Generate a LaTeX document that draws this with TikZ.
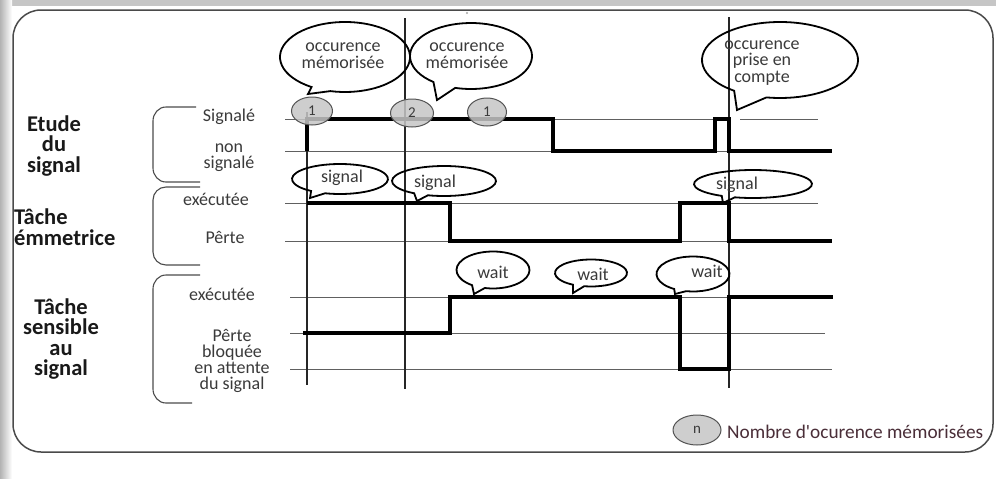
\documentclass[tikz,border=0pt]{standalone}
\usepackage{fontspec}
\setmainfont{Carlito}
\usetikzlibrary{shapes.geometric}
\definecolor{txt}{HTML}{3A3A3A}
\definecolor{legtxt}{HTML}{4A2E38}
\definecolor{framec}{HTML}{4A4A4A}
\tikzset{
  thinline/.style={draw=gray!75!black, line width=0.9pt},
  vline/.style={draw=black!85, line width=1.1pt},
  wave/.style={draw=black, line width=4pt, line join=miter},
  brace/.style={draw=gray!60!black, line width=1.1pt},
  bubline/.style={draw=black, line width=1.8pt, line join=miter},
  bubtxt/.style={font=\fontsize{18}{17}\selectfont, text=txt, align=center, inner sep=0pt},
  rowlab/.style={font=\fontsize{18}{16}\selectfont, text=txt, align=center, inner sep=0pt},
  grplab/.style={font=\bfseries\fontsize{22.5}{20.5}\selectfont, text=black!90, inner sep=0pt},
  occ/.style={ellipse, draw=gray!65!black, fill=gray!45, fill opacity=0.85, text opacity=1,
              minimum width=41pt, minimum height=28pt, inner sep=0pt, line width=1pt,
              font=\fontsize{15}{15}\selectfont, text=txt}
}
% #1 name, #2 centre, #3 rx, #4 ry, #5 #6 tail base angles, #7 tip
\newcommand{\mybubble}[7]{%
  \coordinate (#1) at #2;
  \draw[bubline] ([shift={(#1)}]#6:#3 and #4) arc[start angle=#6, end angle=#5+360, x radius=#3, y radius=#4] -- #7 -- cycle;
}
\begin{document}
\begin{tikzpicture}[x=1pt,y=-1pt]
\useasboundingbox (0,0) rectangle (996,482);
% background and shadow
\fill[white] (0,0) rectangle (996,482);
\fill[gray!45] (0,0) rectangle (996,6);
\shade[left color=gray!60, right color=white] (0,0) rectangle (12,478);
% frame
\draw[framec, line width=1.5pt, rounded corners=28pt] (13,10) rectangle (993,452);
\fill[gray!70] (467,13) circle (1.2pt);

% group labels
\node[grplab, align=center] (g1) at (54,146) {Etude\\du\\signal};
\node[grplab, align=left, anchor=west] (g2) at (14,227) {Tâche\\émmetrice};
\node[grplab, align=center] (g3) at (61,339) {Tâche\\sensible\\au\\signal};

% braces
\draw[brace] (196,107) -- (166,107) to[out=180,in=90] (153,121) -- (153,168) to[out=-90,in=180] (166,182) -- (200,182);
\draw[brace] (200,187) -- (166,187) to[out=180,in=90] (153,200) -- (153,252) to[out=-90,in=180] (166,265) -- (200,265);
\draw[brace] (200,275) -- (166,275) to[out=180,in=90] (153,289) -- (153,389) to[out=-90,in=180] (166,403) -- (192,403);

% row labels
\node[rowlab] (r1) at (229,117) {Signalé};
\node[rowlab] (r2) at (229,158) {non\\signalé};
\node[rowlab] (r3) at (216,199) {exécutée};
\node[rowlab] (r4) at (225,237) {Pêrte};
\node[rowlab] (r5) at (222,294) {exécutée};
\node[rowlab] (r6) at (232,361) {Pêrte\\bloquée\\en attente\\du signal};

% thin horizontal lines
\draw[thinline] (285,119) -- (729,119);
\draw[thinline] (740,119) -- (818,119);
\draw[thinline] (285,151) -- (832,151);
\draw[thinline] (285,203) -- (818,203);
\draw[thinline] (285,241) -- (832,241);
\draw[thinline] (290,297) -- (833,297);
\draw[thinline] (290,333) -- (825,333);
\draw[thinline] (290,369) -- (832,369);

% vertical lines
\draw[vline] (307,112) -- (307,385);
\draw[vline] (405,18) -- (405,389);
\draw[vline] (729,17) -- (729,388);

% waveforms
\draw[wave] (307,151) -- (307,119) -- (553,119) -- (553,151) -- (715,151) -- (715,119) -- (729,119) -- (729,151) -- (832,151);
\draw[wave] (307,203) -- (450,203) -- (450,241) -- (680,241) -- (680,203) -- (729,203) -- (729,241) -- (832,241);
\draw[wave] (303,333) -- (450,333) -- (450,297) -- (680,297) -- (680,369) -- (729,369) -- (729,297) -- (833,297);

% occurrence counters
\node[occ] (c1) at (312,111) {1};
\node[occ, minimum width=43pt] (c2) at (412,113) {2};
\node[occ, minimum width=39pt] (c3) at (487,112) {1};

% callouts
\mybubble{b1}{(345,57)}{65}{35}{103}{121}{(308,94)}
\node[bubtxt] (t1) at (343,56) {occurence\\mémorisée};
\mybubble{b2}{(471,56)}{61}{33}{105}{128}{(437,100)}
\node[bubtxt] (t2) at (467,56) {occurence\\mémorisée};
\mybubble{b3}{(780,60)}{78}{38}{100}{126}{(737,110)}
\node[bubtxt, font=\fontsize{18}{16.5}\selectfont] (t3) at (762,63) {occurence\\prise en\\compte};

\mybubble{b4}{(340,179)}{48}{15}{108}{127}{(310,198)}
\node[bubtxt] (t4) at (342,178) {signal};
\mybubble{b5}{(444,181)}{52}{15}{108}{125}{(417,201)}
\node[bubtxt] (t5) at (435,183) {signal};
\mybubble{b6}{(753,184)}{59}{14}{108}{122}{(723,203)}
\node[bubtxt] (t6) at (737,185) {signal};

\mybubble{b7}{(493,270)}{36.5}{18.5}{103}{125}{(474,294)}
\node[bubtxt] (t7) at (493,272) {wait};
\mybubble{b8}{(591,273)}{36}{13.5}{101}{120}{(573,293)}
\node[bubtxt] (t8) at (593,274) {wait};
\mybubble{b9}{(693,274)}{36.5}{17.5}{101}{121}{(675,294)}
\node[bubtxt] (t9) at (707,271) {wait};

% legend
\node[occ, minimum width=48pt, minimum height=30pt] (leg) at (697,430) {n};
\node[anchor=west, inner sep=0pt, font=\fontsize{19.3}{18}\selectfont, text=legtxt] (legt) at (727,432) {Nombre d\textquotesingle ocurence mémorisées};
\end{tikzpicture}
\end{document}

▬▬▬▬▬▬

● Work instructions:
Set down the complete material exactly, but do not include the images.

● Answer to the exercise:
Generate a LaTeX document that draws this with TikZ.
\documentclass[tikz,border=0pt]{standalone}
\usepackage{fontspec}
\setmainfont{Carlito}
\usetikzlibrary{shapes.geometric}
\definecolor{txt}{HTML}{3A3A3A}
\definecolor{legtxt}{HTML}{4A2E38}
\definecolor{framec}{HTML}{4A4A4A}
\tikzset{
  thinline/.style={draw=gray!75!black, line width=0.9pt},
  vline/.style={draw=black!85, line width=1.1pt},
  wave/.style={draw=black, line width=4pt, line join=miter},
  brace/.style={draw=gray!60!black, line width=1.1pt},
  bubline/.style={draw=black, line width=1.8pt, line join=miter},
  bubtxt/.style={font=\fontsize{18}{17}\selectfont, text=txt, align=center, inner sep=0pt},
  rowlab/.style={font=\fontsize{18}{16}\selectfont, text=txt, align=center, inner sep=0pt},
  grplab/.style={font=\bfseries\fontsize{22.5}{20.5}\selectfont, text=black!90, inner sep=0pt},
  occ/.style={ellipse, draw=gray!65!black, fill=gray!45, fill opacity=0.85, text opacity=1,
              minimum width=41pt, minimum height=28pt, inner sep=0pt, line width=1pt,
              font=\fontsize{15}{15}\selectfont, text=txt}
}
% #1 name, #2 centre, #3 rx, #4 ry, #5 #6 tail base angles, #7 tip
\newcommand{\mybubble}[7]{%
  \coordinate (#1) at #2;
  \draw[bubline] ([shift={(#1)}]#6:#3 and #4) arc[start angle=#6, end angle=#5+360, x radius=#3, y radius=#4] -- #7 -- cycle;
}
\begin{document}
\begin{tikzpicture}[x=1pt,y=-1pt]
\useasboundingbox (0,0) rectangle (996,482);
% background and shadow
\fill[white] (0,0) rectangle (996,482);
\fill[gray!45] (0,0) rectangle (996,6);
\shade[left color=gray!60, right color=white] (0,0) rectangle (12,478);
% frame
\draw[framec, line width=1.5pt, rounded corners=28pt] (13,10) rectangle (993,452);
\fill[gray!70] (467,13) circle (1.2pt);

% group labels
\node[grplab, align=center] (g1) at (54,146) {Etude\\du\\signal};
\node[grplab, align=left, anchor=west] (g2) at (14,227) {Tâche\\émmetrice};
\node[grplab, align=center] (g3) at (61,339) {Tâche\\sensible\\au\\signal};

% braces
\draw[brace] (196,107) -- (166,107) to[out=180,in=90] (153,121) -- (153,168) to[out=-90,in=180] (166,182) -- (200,182);
\draw[brace] (200,187) -- (166,187) to[out=180,in=90] (153,200) -- (153,252) to[out=-90,in=180] (166,265) -- (200,265);
\draw[brace] (200,275) -- (166,275) to[out=180,in=90] (153,289) -- (153,389) to[out=-90,in=180] (166,403) -- (192,403);

% row labels
\node[rowlab] (r1) at (229,117) {Signalé};
\node[rowlab] (r2) at (229,158) {non\\signalé};
\node[rowlab] (r3) at (216,199) {exécutée};
\node[rowlab] (r4) at (225,237) {Pêrte};
\node[rowlab] (r5) at (222,294) {exécutée};
\node[rowlab] (r6) at (232,361) {Pêrte\\bloquée\\en attente\\du signal};

% thin horizontal lines
\draw[thinline] (285,119) -- (729,119);
\draw[thinline] (740,119) -- (818,119);
\draw[thinline] (285,151) -- (832,151);
\draw[thinline] (285,203) -- (818,203);
\draw[thinline] (285,241) -- (832,241);
\draw[thinline] (290,297) -- (833,297);
\draw[thinline] (290,333) -- (825,333);
\draw[thinline] (290,369) -- (832,369);

% vertical lines
\draw[vline] (307,112) -- (307,385);
\draw[vline] (405,18) -- (405,389);
\draw[vline] (729,17) -- (729,388);

% waveforms
\draw[wave] (307,151) -- (307,119) -- (553,119) -- (553,151) -- (715,151) -- (715,119) -- (729,119) -- (729,151) -- (832,151);
\draw[wave] (307,203) -- (450,203) -- (450,241) -- (680,241) -- (680,203) -- (729,203) -- (729,241) -- (832,241);
\draw[wave] (303,333) -- (450,333) -- (450,297) -- (680,297) -- (680,369) -- (729,369) -- (729,297) -- (833,297);

% occurrence counters
\node[occ] (c1) at (312,111) {1};
\node[occ, minimum width=43pt] (c2) at (412,113) {2};
\node[occ, minimum width=39pt] (c3) at (487,112) {1};

% callouts
\mybubble{b1}{(345,57)}{65}{35}{103}{121}{(308,94)}
\node[bubtxt] (t1) at (343,56) {occurence\\mémorisée};
\mybubble{b2}{(471,56)}{61}{33}{105}{128}{(437,100)}
\node[bubtxt] (t2) at (467,56) {occurence\\mémorisée};
\mybubble{b3}{(780,60)}{78}{38}{100}{126}{(737,110)}
\node[bubtxt, font=\fontsize{18}{16.5}\selectfont] (t3) at (762,63) {occurence\\prise en\\compte};

\mybubble{b4}{(340,179)}{48}{15}{108}{127}{(310,198)}
\node[bubtxt] (t4) at (342,178) {signal};
\mybubble{b5}{(444,181)}{52}{15}{108}{125}{(417,201)}
\node[bubtxt] (t5) at (435,183) {signal};
\mybubble{b6}{(753,184)}{59}{14}{108}{122}{(723,203)}
\node[bubtxt] (t6) at (737,185) {signal};

\mybubble{b7}{(493,270)}{36.5}{18.5}{103}{125}{(474,294)}
\node[bubtxt] (t7) at (493,272) {wait};
\mybubble{b8}{(591,273)}{36}{13.5}{101}{120}{(573,293)}
\node[bubtxt] (t8) at (593,274) {wait};
\mybubble{b9}{(693,274)}{36.5}{17.5}{101}{121}{(675,294)}
\node[bubtxt] (t9) at (707,271) {wait};

% legend
\node[occ, minimum width=48pt, minimum height=30pt] (leg) at (697,430) {n};
\node[anchor=west, inner sep=0pt, font=\fontsize{19.3}{18}\selectfont, text=legtxt] (legt) at (727,432) {Nombre d\textquotesingle ocurence mémorisées};
\end{tikzpicture}
\end{document}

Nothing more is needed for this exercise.